___ COLLECTED MATERIAL

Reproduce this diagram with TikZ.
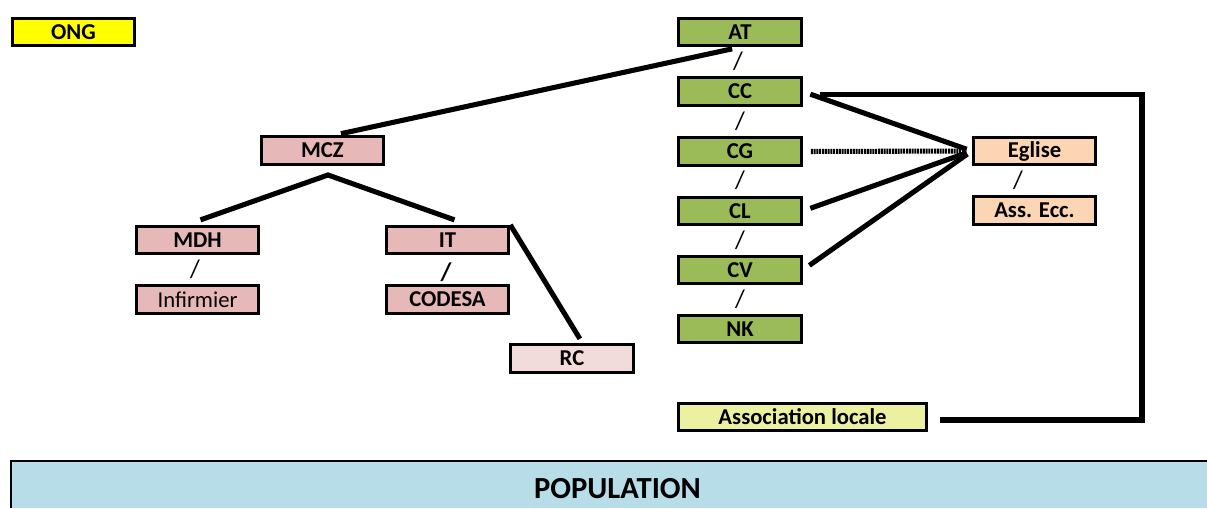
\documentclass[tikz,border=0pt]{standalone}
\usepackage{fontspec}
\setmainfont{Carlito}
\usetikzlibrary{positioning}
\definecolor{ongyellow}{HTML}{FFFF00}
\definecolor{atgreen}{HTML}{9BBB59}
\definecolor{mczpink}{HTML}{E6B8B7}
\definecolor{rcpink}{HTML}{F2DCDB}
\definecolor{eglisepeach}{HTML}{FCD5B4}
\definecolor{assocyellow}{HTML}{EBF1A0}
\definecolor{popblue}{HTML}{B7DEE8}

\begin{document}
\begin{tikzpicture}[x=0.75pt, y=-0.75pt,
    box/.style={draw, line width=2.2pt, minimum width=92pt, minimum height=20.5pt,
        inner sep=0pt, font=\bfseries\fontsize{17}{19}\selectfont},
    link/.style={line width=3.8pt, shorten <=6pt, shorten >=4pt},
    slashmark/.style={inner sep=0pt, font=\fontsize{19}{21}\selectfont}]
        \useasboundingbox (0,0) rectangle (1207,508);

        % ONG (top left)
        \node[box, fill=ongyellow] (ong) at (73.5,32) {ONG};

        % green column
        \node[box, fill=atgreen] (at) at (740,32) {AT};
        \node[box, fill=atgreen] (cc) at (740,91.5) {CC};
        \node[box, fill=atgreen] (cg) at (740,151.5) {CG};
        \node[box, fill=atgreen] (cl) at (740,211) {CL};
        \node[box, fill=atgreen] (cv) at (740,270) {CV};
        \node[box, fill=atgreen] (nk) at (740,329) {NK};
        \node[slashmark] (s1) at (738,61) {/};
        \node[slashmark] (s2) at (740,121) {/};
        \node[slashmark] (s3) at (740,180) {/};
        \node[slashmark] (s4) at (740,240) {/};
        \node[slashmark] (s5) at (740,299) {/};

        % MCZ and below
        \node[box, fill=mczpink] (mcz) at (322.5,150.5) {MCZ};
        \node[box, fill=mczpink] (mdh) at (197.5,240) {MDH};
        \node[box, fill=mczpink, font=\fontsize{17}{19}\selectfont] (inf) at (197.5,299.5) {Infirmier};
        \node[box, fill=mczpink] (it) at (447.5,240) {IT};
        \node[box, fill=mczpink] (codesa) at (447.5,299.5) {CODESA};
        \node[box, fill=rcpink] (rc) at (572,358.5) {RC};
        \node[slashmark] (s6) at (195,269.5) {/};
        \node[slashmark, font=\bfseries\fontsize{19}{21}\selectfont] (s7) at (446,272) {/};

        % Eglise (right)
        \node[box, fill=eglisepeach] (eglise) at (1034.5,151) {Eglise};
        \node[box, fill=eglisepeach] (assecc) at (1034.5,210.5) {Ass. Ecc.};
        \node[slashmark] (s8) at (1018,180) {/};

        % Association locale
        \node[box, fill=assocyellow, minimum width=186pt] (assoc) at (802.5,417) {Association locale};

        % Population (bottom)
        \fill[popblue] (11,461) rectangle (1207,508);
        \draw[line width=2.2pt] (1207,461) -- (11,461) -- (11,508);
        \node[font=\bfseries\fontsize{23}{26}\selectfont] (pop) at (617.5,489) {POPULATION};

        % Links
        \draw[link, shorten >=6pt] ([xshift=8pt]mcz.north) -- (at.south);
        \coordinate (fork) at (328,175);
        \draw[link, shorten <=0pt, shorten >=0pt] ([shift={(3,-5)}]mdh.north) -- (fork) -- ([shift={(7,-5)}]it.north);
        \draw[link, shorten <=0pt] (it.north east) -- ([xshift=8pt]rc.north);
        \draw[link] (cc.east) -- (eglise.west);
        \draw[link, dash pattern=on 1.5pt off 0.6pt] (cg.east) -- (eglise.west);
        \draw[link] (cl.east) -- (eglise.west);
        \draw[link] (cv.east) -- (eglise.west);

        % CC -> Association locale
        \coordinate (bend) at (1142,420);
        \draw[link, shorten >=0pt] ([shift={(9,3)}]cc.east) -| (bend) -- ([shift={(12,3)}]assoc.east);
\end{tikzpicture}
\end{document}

______

GIVEN TASK: Print the whole listing above once more, word for word, without its pictures.

ANSWER FOR THE TASK:
Reproduce this diagram with TikZ.
\documentclass[tikz,border=0pt]{standalone}
\usepackage{fontspec}
\setmainfont{Carlito}
\usetikzlibrary{positioning}
\definecolor{ongyellow}{HTML}{FFFF00}
\definecolor{atgreen}{HTML}{9BBB59}
\definecolor{mczpink}{HTML}{E6B8B7}
\definecolor{rcpink}{HTML}{F2DCDB}
\definecolor{eglisepeach}{HTML}{FCD5B4}
\definecolor{assocyellow}{HTML}{EBF1A0}
\definecolor{popblue}{HTML}{B7DEE8}

\begin{document}
\begin{tikzpicture}[x=0.75pt, y=-0.75pt,
    box/.style={draw, line width=2.2pt, minimum width=92pt, minimum height=20.5pt,
        inner sep=0pt, font=\bfseries\fontsize{17}{19}\selectfont},
    link/.style={line width=3.8pt, shorten <=6pt, shorten >=4pt},
    slashmark/.style={inner sep=0pt, font=\fontsize{19}{21}\selectfont}]
        \useasboundingbox (0,0) rectangle (1207,508);

        % ONG (top left)
        \node[box, fill=ongyellow] (ong) at (73.5,32) {ONG};

        % green column
        \node[box, fill=atgreen] (at) at (740,32) {AT};
        \node[box, fill=atgreen] (cc) at (740,91.5) {CC};
        \node[box, fill=atgreen] (cg) at (740,151.5) {CG};
        \node[box, fill=atgreen] (cl) at (740,211) {CL};
        \node[box, fill=atgreen] (cv) at (740,270) {CV};
        \node[box, fill=atgreen] (nk) at (740,329) {NK};
        \node[slashmark] (s1) at (738,61) {/};
        \node[slashmark] (s2) at (740,121) {/};
        \node[slashmark] (s3) at (740,180) {/};
        \node[slashmark] (s4) at (740,240) {/};
        \node[slashmark] (s5) at (740,299) {/};

        % MCZ and below
        \node[box, fill=mczpink] (mcz) at (322.5,150.5) {MCZ};
        \node[box, fill=mczpink] (mdh) at (197.5,240) {MDH};
        \node[box, fill=mczpink, font=\fontsize{17}{19}\selectfont] (inf) at (197.5,299.5) {Infirmier};
        \node[box, fill=mczpink] (it) at (447.5,240) {IT};
        \node[box, fill=mczpink] (codesa) at (447.5,299.5) {CODESA};
        \node[box, fill=rcpink] (rc) at (572,358.5) {RC};
        \node[slashmark] (s6) at (195,269.5) {/};
        \node[slashmark, font=\bfseries\fontsize{19}{21}\selectfont] (s7) at (446,272) {/};

        % Eglise (right)
        \node[box, fill=eglisepeach] (eglise) at (1034.5,151) {Eglise};
        \node[box, fill=eglisepeach] (assecc) at (1034.5,210.5) {Ass. Ecc.};
        \node[slashmark] (s8) at (1018,180) {/};

        % Association locale
        \node[box, fill=assocyellow, minimum width=186pt] (assoc) at (802.5,417) {Association locale};

        % Population (bottom)
        \fill[popblue] (11,461) rectangle (1207,508);
        \draw[line width=2.2pt] (1207,461) -- (11,461) -- (11,508);
        \node[font=\bfseries\fontsize{23}{26}\selectfont] (pop) at (617.5,489) {POPULATION};

        % Links
        \draw[link, shorten >=6pt] ([xshift=8pt]mcz.north) -- (at.south);
        \coordinate (fork) at (328,175);
        \draw[link, shorten <=0pt, shorten >=0pt] ([shift={(3,-5)}]mdh.north) -- (fork) -- ([shift={(7,-5)}]it.north);
        \draw[link, shorten <=0pt] (it.north east) -- ([xshift=8pt]rc.north);
        \draw[link] (cc.east) -- (eglise.west);
        \draw[link, dash pattern=on 1.5pt off 0.6pt] (cg.east) -- (eglise.west);
        \draw[link] (cl.east) -- (eglise.west);
        \draw[link] (cv.east) -- (eglise.west);

        % CC -> Association locale
        \coordinate (bend) at (1142,420);
        \draw[link, shorten >=0pt] ([shift={(9,3)}]cc.east) -| (bend) -- ([shift={(12,3)}]assoc.east);
\end{tikzpicture}
\end{document}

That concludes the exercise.